▶ STATED EXERCISE: Every entry must be given again exactly.

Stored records
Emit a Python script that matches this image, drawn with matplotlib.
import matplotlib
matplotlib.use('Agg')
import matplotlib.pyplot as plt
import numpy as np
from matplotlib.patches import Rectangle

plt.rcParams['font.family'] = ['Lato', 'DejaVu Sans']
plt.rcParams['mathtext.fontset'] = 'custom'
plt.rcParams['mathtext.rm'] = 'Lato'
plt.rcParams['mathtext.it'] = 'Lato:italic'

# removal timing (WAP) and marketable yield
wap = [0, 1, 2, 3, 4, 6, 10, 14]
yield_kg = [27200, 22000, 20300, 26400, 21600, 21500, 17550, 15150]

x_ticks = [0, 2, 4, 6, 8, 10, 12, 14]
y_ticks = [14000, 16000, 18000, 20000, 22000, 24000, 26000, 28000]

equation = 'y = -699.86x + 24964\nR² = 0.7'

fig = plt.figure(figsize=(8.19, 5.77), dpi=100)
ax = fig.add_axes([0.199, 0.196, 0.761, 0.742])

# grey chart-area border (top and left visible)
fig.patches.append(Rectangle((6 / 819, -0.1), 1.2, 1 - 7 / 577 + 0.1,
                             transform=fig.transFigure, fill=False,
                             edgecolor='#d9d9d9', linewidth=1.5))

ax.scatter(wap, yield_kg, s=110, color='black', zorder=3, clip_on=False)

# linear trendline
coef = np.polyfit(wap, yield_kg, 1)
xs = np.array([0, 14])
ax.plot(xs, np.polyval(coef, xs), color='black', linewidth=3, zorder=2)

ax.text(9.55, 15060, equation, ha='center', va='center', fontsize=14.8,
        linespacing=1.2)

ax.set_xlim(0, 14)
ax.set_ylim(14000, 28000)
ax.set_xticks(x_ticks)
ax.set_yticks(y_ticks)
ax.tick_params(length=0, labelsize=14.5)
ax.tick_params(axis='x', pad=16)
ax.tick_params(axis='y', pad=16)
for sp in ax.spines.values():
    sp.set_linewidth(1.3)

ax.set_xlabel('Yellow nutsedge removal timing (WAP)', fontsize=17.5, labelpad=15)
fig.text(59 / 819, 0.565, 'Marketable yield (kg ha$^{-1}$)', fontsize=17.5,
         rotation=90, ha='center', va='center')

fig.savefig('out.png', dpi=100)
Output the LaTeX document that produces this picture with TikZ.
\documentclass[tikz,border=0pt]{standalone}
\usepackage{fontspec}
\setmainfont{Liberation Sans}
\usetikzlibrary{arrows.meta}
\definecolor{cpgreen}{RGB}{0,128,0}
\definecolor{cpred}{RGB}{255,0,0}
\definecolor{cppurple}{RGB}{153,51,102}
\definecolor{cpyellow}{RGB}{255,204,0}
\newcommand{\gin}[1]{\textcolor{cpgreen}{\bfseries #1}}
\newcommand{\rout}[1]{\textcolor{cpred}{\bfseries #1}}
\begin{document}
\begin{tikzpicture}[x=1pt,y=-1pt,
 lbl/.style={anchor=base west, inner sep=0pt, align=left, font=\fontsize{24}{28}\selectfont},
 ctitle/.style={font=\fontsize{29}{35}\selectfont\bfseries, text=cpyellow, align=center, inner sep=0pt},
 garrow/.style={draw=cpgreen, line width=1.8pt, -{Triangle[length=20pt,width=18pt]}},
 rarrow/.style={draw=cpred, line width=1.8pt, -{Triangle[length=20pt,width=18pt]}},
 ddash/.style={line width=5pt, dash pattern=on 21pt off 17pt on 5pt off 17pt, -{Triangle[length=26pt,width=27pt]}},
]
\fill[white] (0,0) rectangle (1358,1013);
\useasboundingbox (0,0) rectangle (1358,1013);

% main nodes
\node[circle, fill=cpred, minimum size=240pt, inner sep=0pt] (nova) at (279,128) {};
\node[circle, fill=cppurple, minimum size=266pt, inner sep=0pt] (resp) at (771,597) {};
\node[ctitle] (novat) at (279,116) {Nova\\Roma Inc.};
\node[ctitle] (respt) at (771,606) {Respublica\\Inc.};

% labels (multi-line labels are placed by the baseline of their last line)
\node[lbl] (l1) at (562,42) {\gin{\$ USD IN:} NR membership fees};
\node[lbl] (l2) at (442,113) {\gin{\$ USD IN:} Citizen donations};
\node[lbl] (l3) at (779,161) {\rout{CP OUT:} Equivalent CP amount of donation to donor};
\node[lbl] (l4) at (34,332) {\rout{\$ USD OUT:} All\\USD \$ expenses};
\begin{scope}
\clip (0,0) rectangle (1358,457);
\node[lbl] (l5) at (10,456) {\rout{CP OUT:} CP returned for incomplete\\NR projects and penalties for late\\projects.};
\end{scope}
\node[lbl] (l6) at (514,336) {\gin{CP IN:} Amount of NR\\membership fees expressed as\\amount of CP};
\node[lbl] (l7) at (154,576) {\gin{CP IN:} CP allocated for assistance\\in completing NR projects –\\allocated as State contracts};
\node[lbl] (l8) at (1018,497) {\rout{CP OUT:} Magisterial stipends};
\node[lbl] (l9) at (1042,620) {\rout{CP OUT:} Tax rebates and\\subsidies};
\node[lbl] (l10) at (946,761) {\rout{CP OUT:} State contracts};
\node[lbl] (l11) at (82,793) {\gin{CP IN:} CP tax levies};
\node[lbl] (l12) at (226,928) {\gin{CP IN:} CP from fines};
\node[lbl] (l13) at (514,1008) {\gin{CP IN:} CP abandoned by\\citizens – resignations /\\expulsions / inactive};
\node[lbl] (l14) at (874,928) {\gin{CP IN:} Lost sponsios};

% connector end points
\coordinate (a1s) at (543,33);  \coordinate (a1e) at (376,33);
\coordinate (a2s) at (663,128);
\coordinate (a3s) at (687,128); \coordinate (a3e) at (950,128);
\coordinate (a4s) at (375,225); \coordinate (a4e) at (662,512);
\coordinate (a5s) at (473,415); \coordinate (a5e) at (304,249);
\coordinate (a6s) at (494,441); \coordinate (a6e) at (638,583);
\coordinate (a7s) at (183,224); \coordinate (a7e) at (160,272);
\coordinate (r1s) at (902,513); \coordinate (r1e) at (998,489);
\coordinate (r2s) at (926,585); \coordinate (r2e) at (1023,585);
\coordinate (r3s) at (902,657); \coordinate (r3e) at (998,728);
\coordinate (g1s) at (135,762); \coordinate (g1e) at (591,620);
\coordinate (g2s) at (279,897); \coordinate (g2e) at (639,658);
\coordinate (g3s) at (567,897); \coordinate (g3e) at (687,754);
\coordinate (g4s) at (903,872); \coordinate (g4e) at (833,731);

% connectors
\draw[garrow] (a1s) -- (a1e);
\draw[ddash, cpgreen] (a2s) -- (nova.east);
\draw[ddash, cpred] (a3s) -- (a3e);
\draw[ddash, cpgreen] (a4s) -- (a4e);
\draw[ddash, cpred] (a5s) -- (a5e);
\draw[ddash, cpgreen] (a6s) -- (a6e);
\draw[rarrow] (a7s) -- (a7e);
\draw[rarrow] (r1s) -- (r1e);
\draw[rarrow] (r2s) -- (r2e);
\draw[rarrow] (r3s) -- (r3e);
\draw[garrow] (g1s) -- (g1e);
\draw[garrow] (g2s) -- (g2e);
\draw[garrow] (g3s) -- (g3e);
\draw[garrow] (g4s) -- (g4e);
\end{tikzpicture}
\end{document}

▶ SOLUTION TO THE EXERCISE:
Emit a Python script that matches this image, drawn with matplotlib.
import matplotlib
matplotlib.use('Agg')
import matplotlib.pyplot as plt
import numpy as np
from matplotlib.patches import Rectangle

plt.rcParams['font.family'] = ['Lato', 'DejaVu Sans']
plt.rcParams['mathtext.fontset'] = 'custom'
plt.rcParams['mathtext.rm'] = 'Lato'
plt.rcParams['mathtext.it'] = 'Lato:italic'

# removal timing (WAP) and marketable yield
wap = [0, 1, 2, 3, 4, 6, 10, 14]
yield_kg = [27200, 22000, 20300, 26400, 21600, 21500, 17550, 15150]

x_ticks = [0, 2, 4, 6, 8, 10, 12, 14]
y_ticks = [14000, 16000, 18000, 20000, 22000, 24000, 26000, 28000]

equation = 'y = -699.86x + 24964\nR² = 0.7'

fig = plt.figure(figsize=(8.19, 5.77), dpi=100)
ax = fig.add_axes([0.199, 0.196, 0.761, 0.742])

# grey chart-area border (top and left visible)
fig.patches.append(Rectangle((6 / 819, -0.1), 1.2, 1 - 7 / 577 + 0.1,
                             transform=fig.transFigure, fill=False,
                             edgecolor='#d9d9d9', linewidth=1.5))

ax.scatter(wap, yield_kg, s=110, color='black', zorder=3, clip_on=False)

# linear trendline
coef = np.polyfit(wap, yield_kg, 1)
xs = np.array([0, 14])
ax.plot(xs, np.polyval(coef, xs), color='black', linewidth=3, zorder=2)

ax.text(9.55, 15060, equation, ha='center', va='center', fontsize=14.8,
        linespacing=1.2)

ax.set_xlim(0, 14)
ax.set_ylim(14000, 28000)
ax.set_xticks(x_ticks)
ax.set_yticks(y_ticks)
ax.tick_params(length=0, labelsize=14.5)
ax.tick_params(axis='x', pad=16)
ax.tick_params(axis='y', pad=16)
for sp in ax.spines.values():
    sp.set_linewidth(1.3)

ax.set_xlabel('Yellow nutsedge removal timing (WAP)', fontsize=17.5, labelpad=15)
fig.text(59 / 819, 0.565, 'Marketable yield (kg ha$^{-1}$)', fontsize=17.5,
         rotation=90, ha='center', va='center')

fig.savefig('out.png', dpi=100)
Output the LaTeX document that produces this picture with TikZ.
\documentclass[tikz,border=0pt]{standalone}
\usepackage{fontspec}
\setmainfont{Liberation Sans}
\usetikzlibrary{arrows.meta}
\definecolor{cpgreen}{RGB}{0,128,0}
\definecolor{cpred}{RGB}{255,0,0}
\definecolor{cppurple}{RGB}{153,51,102}
\definecolor{cpyellow}{RGB}{255,204,0}
\newcommand{\gin}[1]{\textcolor{cpgreen}{\bfseries #1}}
\newcommand{\rout}[1]{\textcolor{cpred}{\bfseries #1}}
\begin{document}
\begin{tikzpicture}[x=1pt,y=-1pt,
 lbl/.style={anchor=base west, inner sep=0pt, align=left, font=\fontsize{24}{28}\selectfont},
 ctitle/.style={font=\fontsize{29}{35}\selectfont\bfseries, text=cpyellow, align=center, inner sep=0pt},
 garrow/.style={draw=cpgreen, line width=1.8pt, -{Triangle[length=20pt,width=18pt]}},
 rarrow/.style={draw=cpred, line width=1.8pt, -{Triangle[length=20pt,width=18pt]}},
 ddash/.style={line width=5pt, dash pattern=on 21pt off 17pt on 5pt off 17pt, -{Triangle[length=26pt,width=27pt]}},
]
\fill[white] (0,0) rectangle (1358,1013);
\useasboundingbox (0,0) rectangle (1358,1013);

% main nodes
\node[circle, fill=cpred, minimum size=240pt, inner sep=0pt] (nova) at (279,128) {};
\node[circle, fill=cppurple, minimum size=266pt, inner sep=0pt] (resp) at (771,597) {};
\node[ctitle] (novat) at (279,116) {Nova\\Roma Inc.};
\node[ctitle] (respt) at (771,606) {Respublica\\Inc.};

% labels (multi-line labels are placed by the baseline of their last line)
\node[lbl] (l1) at (562,42) {\gin{\$ USD IN:} NR membership fees};
\node[lbl] (l2) at (442,113) {\gin{\$ USD IN:} Citizen donations};
\node[lbl] (l3) at (779,161) {\rout{CP OUT:} Equivalent CP amount of donation to donor};
\node[lbl] (l4) at (34,332) {\rout{\$ USD OUT:} All\\USD \$ expenses};
\begin{scope}
\clip (0,0) rectangle (1358,457);
\node[lbl] (l5) at (10,456) {\rout{CP OUT:} CP returned for incomplete\\NR projects and penalties for late\\projects.};
\end{scope}
\node[lbl] (l6) at (514,336) {\gin{CP IN:} Amount of NR\\membership fees expressed as\\amount of CP};
\node[lbl] (l7) at (154,576) {\gin{CP IN:} CP allocated for assistance\\in completing NR projects –\\allocated as State contracts};
\node[lbl] (l8) at (1018,497) {\rout{CP OUT:} Magisterial stipends};
\node[lbl] (l9) at (1042,620) {\rout{CP OUT:} Tax rebates and\\subsidies};
\node[lbl] (l10) at (946,761) {\rout{CP OUT:} State contracts};
\node[lbl] (l11) at (82,793) {\gin{CP IN:} CP tax levies};
\node[lbl] (l12) at (226,928) {\gin{CP IN:} CP from fines};
\node[lbl] (l13) at (514,1008) {\gin{CP IN:} CP abandoned by\\citizens – resignations /\\expulsions / inactive};
\node[lbl] (l14) at (874,928) {\gin{CP IN:} Lost sponsios};

% connector end points
\coordinate (a1s) at (543,33);  \coordinate (a1e) at (376,33);
\coordinate (a2s) at (663,128);
\coordinate (a3s) at (687,128); \coordinate (a3e) at (950,128);
\coordinate (a4s) at (375,225); \coordinate (a4e) at (662,512);
\coordinate (a5s) at (473,415); \coordinate (a5e) at (304,249);
\coordinate (a6s) at (494,441); \coordinate (a6e) at (638,583);
\coordinate (a7s) at (183,224); \coordinate (a7e) at (160,272);
\coordinate (r1s) at (902,513); \coordinate (r1e) at (998,489);
\coordinate (r2s) at (926,585); \coordinate (r2e) at (1023,585);
\coordinate (r3s) at (902,657); \coordinate (r3e) at (998,728);
\coordinate (g1s) at (135,762); \coordinate (g1e) at (591,620);
\coordinate (g2s) at (279,897); \coordinate (g2e) at (639,658);
\coordinate (g3s) at (567,897); \coordinate (g3e) at (687,754);
\coordinate (g4s) at (903,872); \coordinate (g4e) at (833,731);

% connectors
\draw[garrow] (a1s) -- (a1e);
\draw[ddash, cpgreen] (a2s) -- (nova.east);
\draw[ddash, cpred] (a3s) -- (a3e);
\draw[ddash, cpgreen] (a4s) -- (a4e);
\draw[ddash, cpred] (a5s) -- (a5e);
\draw[ddash, cpgreen] (a6s) -- (a6e);
\draw[rarrow] (a7s) -- (a7e);
\draw[rarrow] (r1s) -- (r1e);
\draw[rarrow] (r2s) -- (r2e);
\draw[rarrow] (r3s) -- (r3e);
\draw[garrow] (g1s) -- (g1e);
\draw[garrow] (g2s) -- (g2e);
\draw[garrow] (g3s) -- (g3e);
\draw[garrow] (g4s) -- (g4e);
\end{tikzpicture}
\end{document}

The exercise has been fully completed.